Many people have heard of the concept of "overbought and oversold," which is actually the basic application of RSI. When RSI exceeds 70, the market may be overly optimistic, with a risk of a pullback; conversely, when RSI drops below 30, the market is overly pessimistic, usually indicating a rebound opportunity. But I want to emphasize one point—overbought and oversold are just reminders that the market's short-term reaction is excessive, not a guarantee of reversal. Many beginners lose money here.
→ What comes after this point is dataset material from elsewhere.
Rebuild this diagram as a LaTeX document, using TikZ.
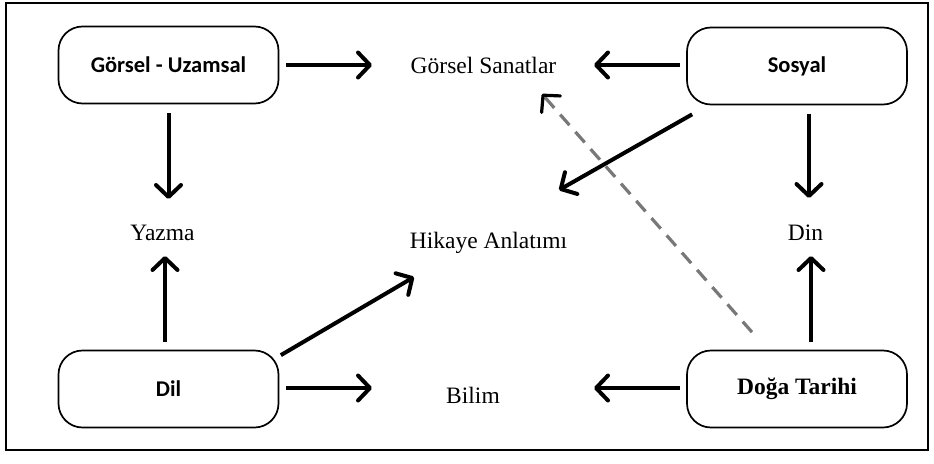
\documentclass[tikz,border=0pt]{standalone}
\usepackage{fontspec}
\setmainfont{Liberation Serif}
\newfontfamily\boxfont{Carlito}
\usetikzlibrary{arrows.meta}
\definecolor{dashgray}{RGB}{120,120,120}
\tikzset{
  catbox/.style={draw, line width=1.7pt, rounded corners=24pt, minimum width=220pt, minimum height=77pt, inner sep=0pt, font=\boxfont\bfseries\fontsize{22.5}{26}\selectfont},
  lbl/.style={anchor=base, inner sep=0pt, font=\fontsize{23.5}{27}\selectfont},
  arr/.style={line width=4pt, -{Straight Barb[length=12pt,width=25pt,round]}},
  darr/.style={line width=3.2pt, dashgray, dash pattern=on 14pt off 9pt, -{Straight Barb[length=12pt,width=25pt,round,color=black]}}
}
\begin{document}
\begin{tikzpicture}[x=1pt,y=-1pt]
\useasboundingbox (0,0) rectangle (934,463);
\draw[line width=1.5pt] (6,3) rectangle (928,450);
% boxes
\node[catbox] (gu) at (168.5,65) {Görsel - Uzamsal};
\node[catbox] (sosyal) at (797,66) {Sosyal};
\node[catbox] (dil) at (168.5,389) {Dil};
\node[catbox, font=\bfseries\fontsize{23.5}{27}\selectfont] (doga) at (797,389) {Doğa Tarihi};
% labels
\node[lbl] (gs) at (483.5,73) {Görsel Sanatlar};
\node[lbl] (yazma) at (162.5,240) {Yazma};
\node[lbl] (ha) at (488.5,248) {Hikaye Anlatımı};
\node[lbl] (din) at (805.5,240) {Din};
\node[lbl] (bilim) at (473,403) {Bilim};
% connectors
\draw[darr] ([shift={(-45,-17.5)}]doga.north) -- ([shift={(58.5,21)}]gs.base);
\draw[arr] ([shift={(7,0)}]gu.east) -- ([shift={(-111.5,-8)}]gs.base);
\draw[arr] ([shift={(0,9)}]gu.south) -- ([shift={(6,-41)}]yazma.base);
\draw[arr] ([shift={(-6,-1)}]sosyal.west) -- ([shift={(110.5,-8)}]gs.base);
\draw[arr] ([shift={(6,9)}]sosyal.south west) -- ([shift={(70.5,-58)}]ha.base);
\draw[arr] ([shift={(12,9)}]sosyal.south) -- ([shift={(3.5,-42)}]din.base);
\draw[arr] ([shift={(-3.5,-7.5)}]dil.north) -- ([shift={(2.5,16)}]yazma.base);
\draw[arr] ([shift={(1.5,5.5)}]dil.north east) -- ([shift={(-74.5,29)}]ha.base);
\draw[arr] ([shift={(7,-1)}]dil.east) -- ([shift={(-101,-15)}]bilim.base);
\draw[arr] ([shift={(-6,-1)}]doga.west) -- ([shift={(121,-15)}]bilim.base);
\draw[arr] ([shift={(14,-7.5)}]doga.north) -- ([shift={(5.5,16)}]din.base);
\end{tikzpicture}
\end{document}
Regarding parameter settings, this is a detail many overlook. The default RSI 14 is suitable for medium to long-term swings, and looking at 4-hour or daily charts is still fine. But if you're a short-term trader, try RSI 6; the sensitivity will be significantly higher, and signals will come faster. Of course, this also increases false signals, so it needs to be filtered with other tools. Long-term traders can use RSI 24, which reduces noise considerably, but entry opportunities become relatively rare.
I think the concept of divergence is more practical than overbought and oversold. Simply put, it occurs when the price makes a new high but RSI doesn't follow suit, or the price hits a new low but RSI doesn't make a new low. This often indicates that momentum is starting to weaken. Bearish divergence is usually a sell signal, while bullish divergence suggests a buying opportunity. TradingView has automatic detection features, so you can spot it just by looking at the chart.
How is RSI calculated technically? First, calculate the daily price change, then compute the average gain and average loss, divide the average gain by the average loss to get RS, and finally apply the formula RSI=100–(100/(1+RS)). Honestly, nowadays chart software does this calculation for you; you just need to know how to interpret it.
My personal habit with RSI is this: first, look at the RSI trend on larger timeframes (daily or 4-hour) to judge overall momentum, then use smaller timeframes to find specific entry points. I also combine it with candlestick patterns and moving averages because relying solely on RSI can lead to pitfalls. Especially in strong trending markets, RSI can give false signals—you might see it staying in the overbought zone, but the price just keeps going up.
Another common misconception is ignoring the differences in time cycles. For example, if you see an oversold signal on the 15-minute chart and rush to buy, but overlook that the daily RSI just crossed below the midline, the signal on the hourly chart might be suppressed. I've seen this happen too many times.
In summary, RSI is indeed a quick and practical indicator, especially suitable for beginners learning technical analysis. But remember, it’s just a tool, not a holy grail. Adjust parameters to fit your trading style, and combine it with MACD, moving averages, or candlestick patterns. That’s a more stable way to trade. Blindly relying on a single indicator and signals will eventually teach you a harsh lesson from the market.